Home Affairs visa backlog ballooning due to increase in notarial contracts

Minister of Home Affairs Aaron Motsoaledi briefs the media on the amended immigration regulations published on 28 March 2024. Picture: Oupa Mokoena / Independent Newspapers

Minister of Home Affairs Aaron Motsoaledi briefs the media on the amended immigration regulations published on 28 March 2024. Picture: Oupa Mokoena / Independent Newspapers

Published Apr 9, 2024


Home Affairs Minister Dr Aaron Motsoaledi has blamed backlogs experienced in his department due to an alarming growth in the number of notarial contracts being instituted by foreign nationals using non-existent spouses.

Motsoaledi was speaking at a media briefing in Hatfield, Pretoria, yesterday on the amended immigration regulations, over which he said there seemed to be some misunderstanding.

He said as a result of the confusion, the department would be withdrawing the gazetted amendments to clear up the misconceptions and re-gazette them as early as next week.

The minister admitted that his department was experiencing a backlog surrounding dependants, spouses and relatives’ visas being sought by foreign nationals who had been approved to come into the country after successfully obtaining employment.

He said in most cases while the approvals were easily obtained, they,= however, did not include spouses and dependants, which many were decrying as they were not willing to be separated from their families.

Despite understanding this need, Motsoaledi said there was a situation which allowed foreign nationals to obtain a spousal visa should they marry a South African citizen, which was causing a problem for the department.

With this loophole, he said they were finding that, in many cases, spouses that did not exist were being created through notarial contracts simply to obtain visas.

“Through the notarial contracts you come with a partner, and go to the notary general to write you a contract stating that you are staying together as partners and when you bring that to Home Affairs, they regard you as a spouse.

“The number of notarial contracts is increasing day by day but when we send immigration officers to visit such families, they don’t find any spouse and yet we have a document that says we must issue a spousal visa,” Motsoaledi said.

The minister said what was even more alarming was the fact that the number of these kinds of contracts were growing in “leaps and bounds”, resulting in the backlog.

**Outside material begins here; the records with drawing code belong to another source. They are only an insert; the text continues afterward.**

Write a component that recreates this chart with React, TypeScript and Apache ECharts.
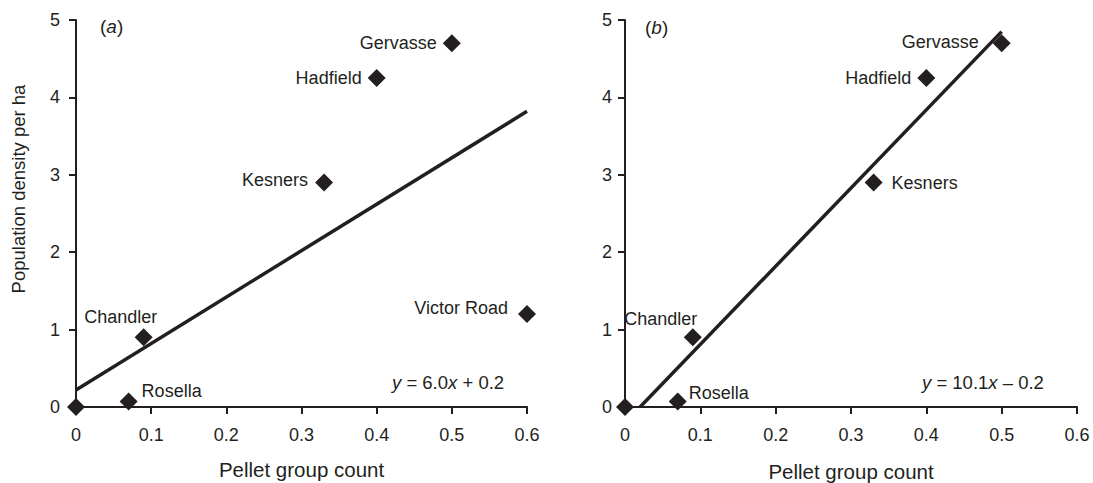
import React, { useEffect, useRef } from "react";
import * as echarts from "echarts";

// ---- data ----
const sitesA = ["", "Rosella", "Chandler", "Kesners", "Hadfield", "Gervasse", "Victor Road"];
const pelletA = [0, 0.07, 0.09, 0.33, 0.4, 0.5, 0.6];
const densityA = [0, 0.07, 0.9, 2.9, 4.25, 4.7, 1.2];

const sitesB = ["", "Rosella", "Chandler", "Kesners", "Hadfield", "Gervasse"];
const pelletB = [0, 0.07, 0.09, 0.33, 0.4, 0.5];
const densityB = [0, 0.07, 0.9, 2.9, 4.25, 4.7];

// regression line end points
const fitAX = [0, 0.6];
const fitAY = [0.22, 3.82];
const fitBX = [0.02, 0.5];
const fitBY = [0, 4.85];

const xTicksMax = 0.6;
const yTicksMax = 5;
const equationA = "{i|y} = 6.0{i|x} + 0.2";
const equationB = "{i|y} = 10.1{i|x} – 0.2";
const xTitle = "Pellet group count";
const yTitle = "Population density per ha";

// ---- styles / label placement ----
const INK = "#231f20";
const FONT = "'Liberation Sans', Arial, sans-serif";

type LP = { position: string; distance: number; offset: [number, number] };
const placeA: Record<string, LP> = {
  Rosella: { position: "right", distance: 4, offset: [0, -11] },
  Chandler: { position: "top", distance: 5, offset: [-23, 3] },
  Kesners: { position: "left", distance: 7, offset: [0, -3] },
  Hadfield: { position: "left", distance: 6, offset: [0, 0] },
  Gervasse: { position: "left", distance: 6, offset: [0, 0] },
  "Victor Road": { position: "left", distance: 10, offset: [0, -6] },
};
const placeB: Record<string, LP> = {
  Rosella: { position: "right", distance: 2, offset: [0, -9] },
  Chandler: { position: "top", distance: 5, offset: [-32, 5] },
  Kesners: { position: "right", distance: 9, offset: [0, 0] },
  Hadfield: { position: "left", distance: 6, offset: [0, 0] },
  Gervasse: { position: "left", distance: 14, offset: [0, -1] },
};

function buildPoints(sites: string[], xs: number[], ys: number[], place: Record<string, LP>) {
  return xs.map((x, i) => {
    const p = place[sites[i]];
    return {
      name: sites[i],
      value: [x, ys[i]],
      label: p
        ? { show: true, position: p.position, distance: p.distance, offset: p.offset }
        : { show: false },
    };
  });
}

function xAxisCfg(gridIndex: number) {
  return {
    type: "value",
    gridIndex,
    min: 0,
    max: xTicksMax,
    interval: 0.1,
    name: xTitle,
    nameLocation: "middle",
    nameGap: gridIndex === 0 ? 52 : 54,
    nameTextStyle: { color: INK, fontSize: 20.5, fontFamily: FONT },
    axisLine: { show: true, lineStyle: { color: INK, width: 2 } },
    axisTick: { show: true, length: 7, lineStyle: { color: INK, width: 2 } },
    axisLabel: { color: INK, fontSize: 18, fontFamily: FONT, margin: 19 },
    splitLine: { show: false },
  };
}

function yAxisCfg(gridIndex: number) {
  return {
    type: "value",
    gridIndex,
    min: 0,
    max: yTicksMax,
    interval: 1,
    axisLine: { show: true, lineStyle: { color: INK, width: 2 } },
    axisTick: { show: true, length: 7, lineStyle: { color: INK, width: 2 } },
    axisLabel: { color: INK, fontSize: 18, fontFamily: FONT, margin: gridIndex === 0 ? 16 : 13 },
    splitLine: { show: false },
  };
}

const scatterStyle = {
  type: "scatter",
  symbol: "diamond",
  symbolSize: 18,
  itemStyle: { color: INK, opacity: 1 },
  label: { color: INK, fontSize: 18, fontFamily: FONT, formatter: "{b}", opacity: 1 },
  emphasis: { disabled: true },
  z: 3,
};

const lineStyle = {
  type: "line",
  showSymbol: false,
  symbol: "none",
  lineStyle: { color: INK, width: 3.5, opacity: 1 },
  emphasis: { disabled: true },
  z: 2,
};

export default function App() {
  const ref = useRef<HTMLDivElement>(null);
  useEffect(() => {
    if (!ref.current) return;
    const chart = echarts.init(ref.current, undefined, { renderer: "svg" });
    const richI = { i: { fontStyle: "italic", fontSize: 18.5, fontFamily: FONT, fill: INK } };
    const richP = { i: { fontStyle: "italic", fontSize: 19, fontFamily: FONT, fill: INK } };
    chart.setOption({
      animation: false,
      backgroundColor: "#ffffff",
      textStyle: { fontFamily: FONT },
      grid: [
        { left: 76, top: 20, width: 451, height: 387, containLabel: false, outerBoundsMode: "none" },
        { left: 625, top: 20, width: 452, height: 387, containLabel: false, outerBoundsMode: "none" },
      ],
      xAxis: [xAxisCfg(0), xAxisCfg(1)],
      yAxis: [yAxisCfg(0), yAxisCfg(1)],
      series: [
        { ...lineStyle, xAxisIndex: 0, yAxisIndex: 0, data: fitAX.map((x, i) => [x, fitAY[i]]) },
        { ...lineStyle, xAxisIndex: 1, yAxisIndex: 1, data: fitBX.map((x, i) => [x, fitBY[i]]) },
        { ...scatterStyle, xAxisIndex: 0, yAxisIndex: 0, data: buildPoints(sitesA, pelletA, densityA, placeA) },
        { ...scatterStyle, xAxisIndex: 1, yAxisIndex: 1, data: buildPoints(sitesB, pelletB, densityB, placeB) },
      ],
      graphic: [
        {
          type: "text",
          x: 18,
          y: 189,
          rotation: Math.PI / 2,
          style: {
            text: yTitle,
            fontSize: 18.5,
            fontFamily: FONT,
            fill: INK,
            align: "center",
            verticalAlign: "middle",
          },
        },
        {
          type: "text",
          left: 100,
          top: 17,
          style: { text: "({i|a})", fontSize: 19, fontFamily: FONT, fill: INK, rich: richP },
        },
        {
          type: "text",
          left: 645,
          top: 18,
          style: { text: "({i|b})", fontSize: 19, fontFamily: FONT, fill: INK, rich: richP },
        },
        {
          type: "text",
          left: 392,
          top: 373,
          style: { text: equationA, fontSize: 18.5, fontFamily: FONT, fill: INK, rich: richI },
        },
        {
          type: "text",
          left: 922,
          top: 373,
          style: { text: equationB, fontSize: 18.5, fontFamily: FONT, fill: INK, rich: richI },
        },
      ],
    });
    return () => chart.dispose();
  }, []);
  return (
    <div
      ref={ref}
      style={{ position: "fixed", left: 0, top: 0, width: 1093, height: 483, background: "#fff" }}
    />
  );
}
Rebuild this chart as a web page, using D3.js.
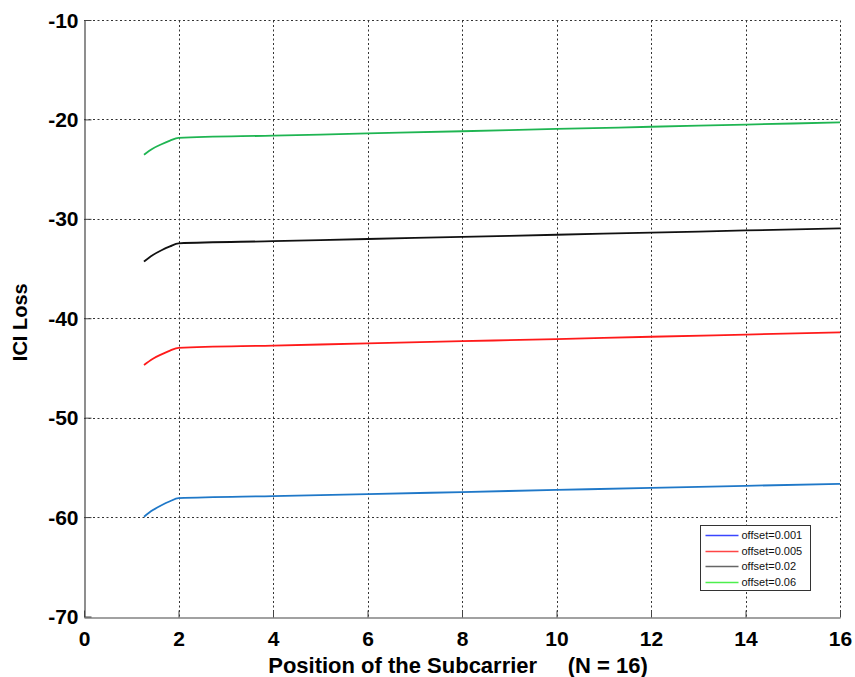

“This backlog is changing every day because the notarials are growing daily. Now we have a situation where immigration officers visit families for six months with no spouse in sight, so what are we to do? Unfortunately, it’s a problem we are going to have to change because it’s in the law.”

He stressed that his department usually did not experience backlogs on critical skills, general work and business visas “but people with critical skills may be complaining of delays referring to delays in obtaining spouses for their visas”.

“The only way to know that indeed we have delayed giving someone a critical skills visa is for companies to provide us with a name of the employed person, because once you appear in the gazette and give us a letter of employment from your employer we issue it (the visa) immediately.”

Motsoaledi said that while several complaints have been received from the Chamber of Business units and allegations by the media when requested to provide a list of names to verify, none were forthcoming.

“The reality we face is that you might be an engineer with a PhD but if no company gives you a job in South Africa, why should we allow you to come? There must be a company that needs you and then we can come in and facilitate entry into the country.

“The change we are bringing in these amendments is to do away with the requirement of having to go to the Department of Employment and Labour and replace it with a point-based system.”

The minister said they were unable to expand more on the point-based system because it still needed to be gazetted as they wanted to hear what the public would say about the scoring or points awarded.